» **PROVIDED MATERIAL**
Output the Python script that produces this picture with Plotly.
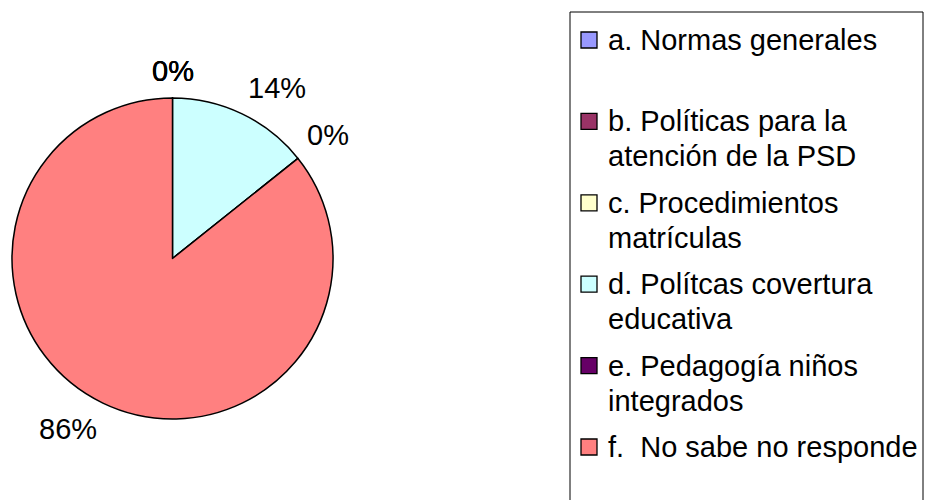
import math
import plotly.graph_objects as go

# ---- data ----
categories = [
    "a. Normas generales",
    "b. Políticas para la atención de la PSD",
    "c. Procedimientos matrículas",
    "d. Polítcas covertura educativa",
    "e. Pedagogía niños integrados",
    "f.  No sabe no responde",
]
legend_lines = [
    ["a. Normas generales"],
    ["b. Políticas para la", "atención de la PSD"],
    ["c. Procedimientos", "matrículas"],
    ["d. Polítcas covertura", "educativa"],
    ["e. Pedagogía niños", "integrados"],
    ["f.  No sabe no responde"],
]
values = [0, 0, 0, 1, 0, 6]
colors = ["#9999FF", "#993366", "#FFFFCC", "#CCFFFF", "#660066", "#FF8080"]

# ---- layout constants (pixels) ----
W, H = 925, 500
FONT = "Liberation Sans, Arial, sans-serif"
FS = 29
CX, CY, R = 172.5, 258.5, 160.5

def px(x):
    return x / W

def py(y):
    return 1 - y / H

fig = go.Figure()
fig.add_trace(go.Pie(
    labels=categories,
    values=values,
    sort=False,
    direction="clockwise",
    rotation=0,
    marker=dict(colors=colors, line=dict(color="black", width=1.5)),
    textinfo="none",
    hoverinfo="label+percent",
    showlegend=False,
    domain=dict(x=[px(CX - R), px(CX + R)], y=[py(CY + R), py(CY - R)]),
))

annotations = []
shapes = []

# percentage labels: nearest corner of each label sits on the slice's mid-angle ray
total = sum(values)
cum = 0
for v in values:
    mid = (cum + v / 2) / total
    cum += v
    pct = round(100 * v / total)
    txt = f"{pct}%"
    th = 2 * math.pi * mid
    ux, uy = math.sin(th), -math.cos(th)
    d = R + 9
    xa = "center" if abs(ux) < 0.05 else ("left" if ux > 0 else "right")
    ya = "middle" if abs(uy) < 0.05 else ("bottom" if uy < 0 else "top")
    annotations.append(dict(
        x=px(CX + d * ux), y=py(CY + d * uy), xref="paper", yref="paper",
        text=txt, showarrow=False, xanchor=xa, yanchor=ya,
        font=dict(family=FONT, size=FS, color="black"),
    ))

# legend box
shapes.append(dict(type="rect", xref="paper", yref="paper",
                   x0=px(570), x1=px(923), y0=py(512), y1=py(12),
                   line=dict(color="black", width=1), fillcolor="rgba(0,0,0,0)"))
start, step, lh = 40, 81.4, 35
for i, (lines, col) in enumerate(zip(legend_lines, colors)):
    y0 = start + i * step
    shapes.append(dict(type="rect", xref="paper", yref="paper",
                       x0=px(581), x1=px(597), y0=py(y0 + 8), y1=py(y0 - 8),
                       line=dict(color="black", width=1.3), fillcolor=col))
    for j, ln in enumerate(lines):
        annotations.append(dict(
            x=px(606), y=py(y0 + j * lh), xref="paper", yref="paper",
            text=ln, showarrow=False, xanchor="left", yanchor="middle",
            font=dict(family=FONT, size=FS, color="black"),
        ))

fig.update_layout(
    width=W, height=H,
    margin=dict(l=0, r=0, t=0, b=0),
    paper_bgcolor="white", plot_bgcolor="white",
    annotations=annotations, shapes=shapes,
    showlegend=False,
)
fig.write_html("out.html", config={"displayModeBar": False},
               post_script="document.body.style.margin='0';")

» **WORK INSTRUCTIONS**
Except for the pictures, copy the material above exactly.

» **TASK SOLUTION**
Output the Python script that produces this picture with Plotly.
import math
import plotly.graph_objects as go

# ---- data ----
categories = [
    "a. Normas generales",
    "b. Políticas para la atención de la PSD",
    "c. Procedimientos matrículas",
    "d. Polítcas covertura educativa",
    "e. Pedagogía niños integrados",
    "f.  No sabe no responde",
]
legend_lines = [
    ["a. Normas generales"],
    ["b. Políticas para la", "atención de la PSD"],
    ["c. Procedimientos", "matrículas"],
    ["d. Polítcas covertura", "educativa"],
    ["e. Pedagogía niños", "integrados"],
    ["f.  No sabe no responde"],
]
values = [0, 0, 0, 1, 0, 6]
colors = ["#9999FF", "#993366", "#FFFFCC", "#CCFFFF", "#660066", "#FF8080"]

# ---- layout constants (pixels) ----
W, H = 925, 500
FONT = "Liberation Sans, Arial, sans-serif"
FS = 29
CX, CY, R = 172.5, 258.5, 160.5

def px(x):
    return x / W

def py(y):
    return 1 - y / H

fig = go.Figure()
fig.add_trace(go.Pie(
    labels=categories,
    values=values,
    sort=False,
    direction="clockwise",
    rotation=0,
    marker=dict(colors=colors, line=dict(color="black", width=1.5)),
    textinfo="none",
    hoverinfo="label+percent",
    showlegend=False,
    domain=dict(x=[px(CX - R), px(CX + R)], y=[py(CY + R), py(CY - R)]),
))

annotations = []
shapes = []

# percentage labels: nearest corner of each label sits on the slice's mid-angle ray
total = sum(values)
cum = 0
for v in values:
    mid = (cum + v / 2) / total
    cum += v
    pct = round(100 * v / total)
    txt = f"{pct}%"
    th = 2 * math.pi * mid
    ux, uy = math.sin(th), -math.cos(th)
    d = R + 9
    xa = "center" if abs(ux) < 0.05 else ("left" if ux > 0 else "right")
    ya = "middle" if abs(uy) < 0.05 else ("bottom" if uy < 0 else "top")
    annotations.append(dict(
        x=px(CX + d * ux), y=py(CY + d * uy), xref="paper", yref="paper",
        text=txt, showarrow=False, xanchor=xa, yanchor=ya,
        font=dict(family=FONT, size=FS, color="black"),
    ))

# legend box
shapes.append(dict(type="rect", xref="paper", yref="paper",
                   x0=px(570), x1=px(923), y0=py(512), y1=py(12),
                   line=dict(color="black", width=1), fillcolor="rgba(0,0,0,0)"))
start, step, lh = 40, 81.4, 35
for i, (lines, col) in enumerate(zip(legend_lines, colors)):
    y0 = start + i * step
    shapes.append(dict(type="rect", xref="paper", yref="paper",
                       x0=px(581), x1=px(597), y0=py(y0 + 8), y1=py(y0 - 8),
                       line=dict(color="black", width=1.3), fillcolor=col))
    for j, ln in enumerate(lines):
        annotations.append(dict(
            x=px(606), y=py(y0 + j * lh), xref="paper", yref="paper",
            text=ln, showarrow=False, xanchor="left", yanchor="middle",
            font=dict(family=FONT, size=FS, color="black"),
        ))

fig.update_layout(
    width=W, height=H,
    margin=dict(l=0, r=0, t=0, b=0),
    paper_bgcolor="white", plot_bgcolor="white",
    annotations=annotations, shapes=shapes,
    showlegend=False,
)
fig.write_html("out.html", config={"displayModeBar": False},
               post_script="document.body.style.margin='0';")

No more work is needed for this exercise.